PP. : La poétique du savoir est-elle alors une herméneutique critique ? Est-ce que le sens et la vérité de l’histoire y coïncident ?

La notion d’herméneutique, en tant qu’elle supposerait un domaine réservé du sens avec ses procédures propres d’interprétation, est une notion avec laquelle je n’ai guère d’affinités. Le domaine du sens n’est pas pour moi un ordre à part requérant par exemple, comme dans la tradition des sciences de l’esprit, la « compréhension » à la place de l’« explication ». Il est l’espace où se joue conflictuellement le rapport entre la puissance commune de la pensée et la distribution des corps en communauté, où la saisie de l’être parlant par la singularité d’un nom vient perturber l’ordre des corps. Ceci pourrait s’illustrer par ce texte des Essais de palingénésie sociale de Ballanche qui est comme le récit fondateur des pensées de l’émancipation au XIXème siècle. Il raconte la sécession de la plèbe romaine sur l’Aventin comme règlement d’une seule question : est-ce que les plébéiens parlent ? Est-ce que ce qui sort de leur bouche est le bruit des corps affamés et furieux ou l’exercice d’une capacité de nommer et de promettre ? Les sénateurs romains y sont confrontés à cet événement inouï : les plébéiens se sont nommés et se sont engagés par une promesse. Leur parole n’est donc pas expression d’un état de corps mais exercice d’une capacité de lier le présent et le non-présent dans la pensée. Le sens s’oppose au bruit. Il n‘est pas un concept substituable ou alternatif à la vérité. La poétique des savoirs ne propose pas une théorie de la coïncidence du sens et de la vérité. Elle étudie la manière dont ce rapport entre le partage du discours et le partage des états est refiguré dans les savoirs selon telle ou telle position de la vérité. C’est une refiguration qui prend la forme d’une coïncidence entre sens et vérité ou, plus exactement, entre le muthos de l’événement de parole et le logos qui en rend raison.

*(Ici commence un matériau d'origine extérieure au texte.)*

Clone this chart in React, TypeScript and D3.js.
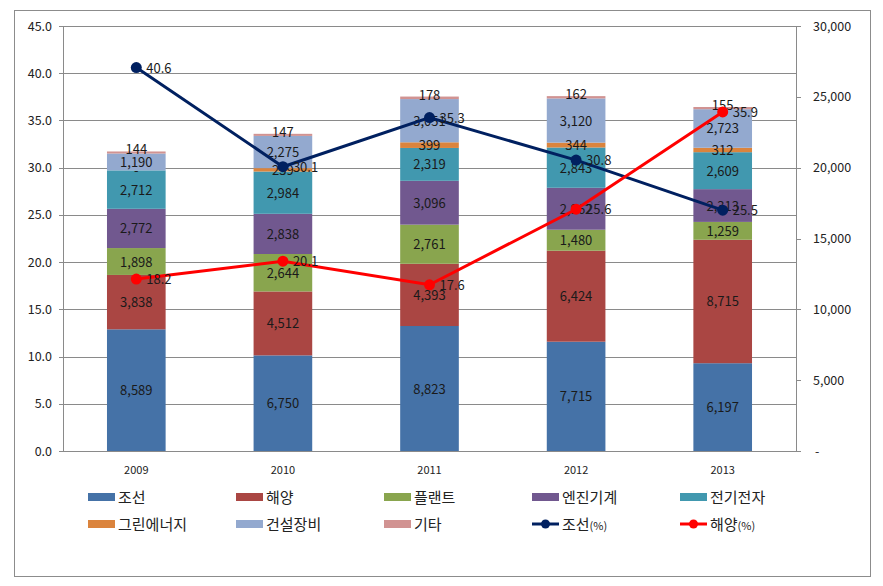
import React from "react";
import * as d3 from "d3";

const years = ["2009", "2010", "2011", "2012", "2013"];
const seriesNames = ["조선", "해양", "플랜트", "엔진기계", "전기전자", "그린에너지", "건설장비", "기타"];
const shipbuilding = [8589, 6750, 8823, 7715, 6197];
const offshore = [3838, 4512, 4393, 6424, 8715];
const plant = [1898, 2644, 2761, 1480, 1259];
const engine = [2772, 2838, 3096, 2962, 2313];
const electric = [2712, 2984, 2319, 2843, 2609];
const greenEnergy = [0, 239, 399, 344, 312];
const construction = [1190, 2275, 3051, 3120, 2723];
const others = [144, 147, 178, 162, 155];
const shipPct = [40.6, 30.1, 35.3, 30.8, 25.5];
const offshorePct = [18.2, 20.1, 17.6, 25.6, 35.9];
const leftTicks = [0, 5, 10, 15, 20, 25, 30, 35, 40, 45];
const rightTicks = [0, 5000, 10000, 15000, 20000, 25000, 30000];

const barColors = ["#4572A7", "#AA4643", "#89A54E", "#71588F", "#4198AF", "#DB843D", "#93A9CF", "#D19392"];
const lineColors = ["#002060", "#FF0000"];
const lineNames = ["조선(%)", "해양(%)"];

const W = 883, H = 586;
const PL = 63, PR = 796, PT = 26, PB = 451;
const FONT = "'Noto Sans CJK KR', 'DejaVu Sans', sans-serif";

export default function App() {
  const seriesData = [shipbuilding, offshore, plant, engine, electric, greenEnergy, construction, others];
  const x = d3.scaleBand<string>().domain(years).range([PL, PR]).paddingInner(0).paddingOuter(0);
  const barW = x.bandwidth() * 0.4;
  const yL = d3.scaleLinear().domain([0, 45]).range([PB, PT]);
  const yR = d3.scaleLinear().domain([0, 30000]).range([PB, PT]);
  const cx = (y: string) => (x(y) as number) + x.bandwidth() / 2;

  const rows = years.map((yr, i) => {
    const obj: any = { year: yr };
    seriesNames.forEach((s, k) => (obj[s] = seriesData[k][i]));
    return obj;
  });
  const stack = d3.stack<any>().keys(seriesNames)(rows);
  const fmt = d3.format(",");
  const line = d3.line<number>().x((_, i) => cx(years[i])).y((v) => yL(v));

  return (
    <svg width={W} height={H} style={{ position: "absolute", left: 0, top: 0, fontFamily: FONT }}>
      <rect x={0} y={0} width={W} height={H} fill="#fff" />
      <rect x={14.5} y={10.5} width={856} height={566} fill="#fff" stroke="#8c8c8c" strokeWidth={1} />
      {leftTicks.map((t) => (
        <g key={t}>
          <line x1={PL - 4} x2={PR} y1={Math.round(yL(t)) + 0.5} y2={Math.round(yL(t)) + 0.5} stroke="#8a8a8a" strokeWidth={1} />
          <text x={52} y={yL(t) + 4.5} textAnchor="end" fontSize={12.5} fill="#222">{t.toFixed(1)}</text>
        </g>
      ))}
      <line x1={PL + 0.5} x2={PL + 0.5} y1={PT} y2={PB} stroke="#8a8a8a" />
      <line x1={PR + 0.5} x2={PR + 0.5} y1={PT} y2={PB} stroke="#8a8a8a" />
      {rightTicks.map((t) => (
        <g key={t}>
          <line x1={PR} x2={PR + 5} y1={Math.round(yR(t)) + 0.5} y2={Math.round(yR(t)) + 0.5} stroke="#8a8a8a" />
          <text x={t === 0 ? 815 : 813} y={yR(t) + 4.5} textAnchor="start" fontSize={12.5} fill="#222">{t === 0 ? "-" : fmt(t)}</text>
        </g>
      ))}
      {stack.map((layer, k) => (
        <g key={seriesNames[k]}>
          {layer.map((d, i) => (
            <rect key={i} x={cx(years[i]) - barW / 2} y={yR(d[1])} width={barW} height={Math.max(0, yR(d[0]) - yR(d[1]))} fill={barColors[k]} />
          ))}
        </g>
      ))}
      {stack.map((layer, k) => (
        <g key={"l" + seriesNames[k]}>
          {layer.map((d, i) => {
            const v = seriesData[k][i];
            const mid = k === 7 ? yR(d[1]) - 2 : (yR(d[0]) + yR(d[1])) / 2;
            return (
              <text key={i} x={cx(years[i])} y={mid + 5} textAnchor="middle" fontSize={13} fill="#1a1a1a">
                {v === 0 ? "-" : fmt(v)}
              </text>
            );
          })}
        </g>
      ))}
      {[shipPct, offshorePct].map((vals, j) => (
        <g key={"line" + j}>
          <path d={line(vals) as string} fill="none" stroke={lineColors[j]} strokeWidth={3} />
          {vals.map((v, i) => (
            <circle key={i} cx={cx(years[i])} cy={yL(v)} r={5.5} fill={lineColors[j]} />
          ))}
          {vals.map((v, i) => (
            <text key={"t" + i} x={cx(years[i]) + 10} y={yL(v) + 5} fontSize={13} fill="#1a1a1a">{v.toFixed(1)}</text>
          ))}
        </g>
      ))}
      {years.map((yr) => (
        <text key={yr} x={cx(yr)} y={474} textAnchor="middle" fontSize={11} fill="#222">{yr}</text>
      ))}
      {seriesNames.map((s, k) => {
        const col = k % 5, row = Math.floor(k / 5);
        const lx = 88 + col * 148, ly = 497 + row * 27;
        return (
          <g key={"lg" + s}>
            <rect x={lx} y={ly - 4} width={27} height={8} fill={barColors[k]} />
            <text x={lx + 30} y={ly + 6} fontSize={15} fill="#222">{s}</text>
          </g>
        );
      })}
      {lineNames.map((s, j) => {
        const k = 8 + j;
        const col = k % 5, row = Math.floor(k / 5);
        const lx = 88 + col * 148, ly = 497 + row * 27;
        return (
          <g key={"ll" + s}>
            <line x1={lx} x2={lx + 27} y1={ly} y2={ly} stroke={lineColors[j]} strokeWidth={3} />
            <circle cx={lx + 13.5} cy={ly} r={4.5} fill={lineColors[j]} />
            <text x={lx + 30} y={ly + 6} fontSize={15} fill="#222">
              {s.replace("(%)", "")}
              <tspan fontSize={11}>(%)</tspan>
            </text>
          </g>
        );
      })}
    </svg>
  );
}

PP. : Un « principe poétique d’indiscernabilité » pourrait-il être également opératoire pour l’écriture philosophique ?

Ce qui se dit dans la langue commune peut toujours être pensée comme poème, c’est-à-dire comme aventure intellectuelle qui se raconte à n’importe qui sous la présupposition qu’il suffit d’être un être parlant pour l’entendre. Et l’écriture, comme on le sait depuis Platon, efface la position du père du discours, la situation où le discours s’exerce comme puissance spécifique à l’égard d’un destinataire spécifique. Il y a donc toujours la possibilité de considérer un discours philosophique comme un poème, c’est-à-dire de le penser et de l’écrire comme exercice d’une puissance commune de la langue sous la supposition d’une vérité (et non d’un simple jeu de règles à effets). Cela ne veut pas dire « réduire » la philosophie au poème ou à la narration, cela veut dire la saisir au point où la puissance de la pensée se définit dans une articulation à la puissance de la langue (et aussi à un partage de corps, c’est-à-dire à une politique). Une telle écrite est appropriée à penser la philosophie hors d’elle-même, par exemple précisément les philosophies sauvages des sciences humaines et sociales, ou à ses limites, là où elle se doit, elle-même, faire équivaloir un muthos et un logos pour définir son propre comme orientation de la pensée. Le paradoxe est que c’est toujours au plus intime d’elle-même que la philosophie est amenée à utiliser le discours indiscernable du muthos. Là où il s’agit, comme dans le Phèdre d’« oser dire vrai en parlant de la vérité », il faut à la fois récuser le poème comme incapable de changer l’hymne approprié au lieu du vrai et employer la forme du muthos. Il faut à la fois congédier l’écriture impropre à manifester le discours vivant et déployer toutes les formes de sa païdeia. Le dialogue platonicien est et n’est pas la dialectique platonicienne ; il est et il n’est pas la philosophie de Platon. Il ne s’agit pas d’un paradoxe de quatre sous inventé par la narratologie moderne. Il s’agit de la situation nécessairement paradoxale du propre de l’orientation philosophique dans l’aventure commune de la langue que contraint la vérité.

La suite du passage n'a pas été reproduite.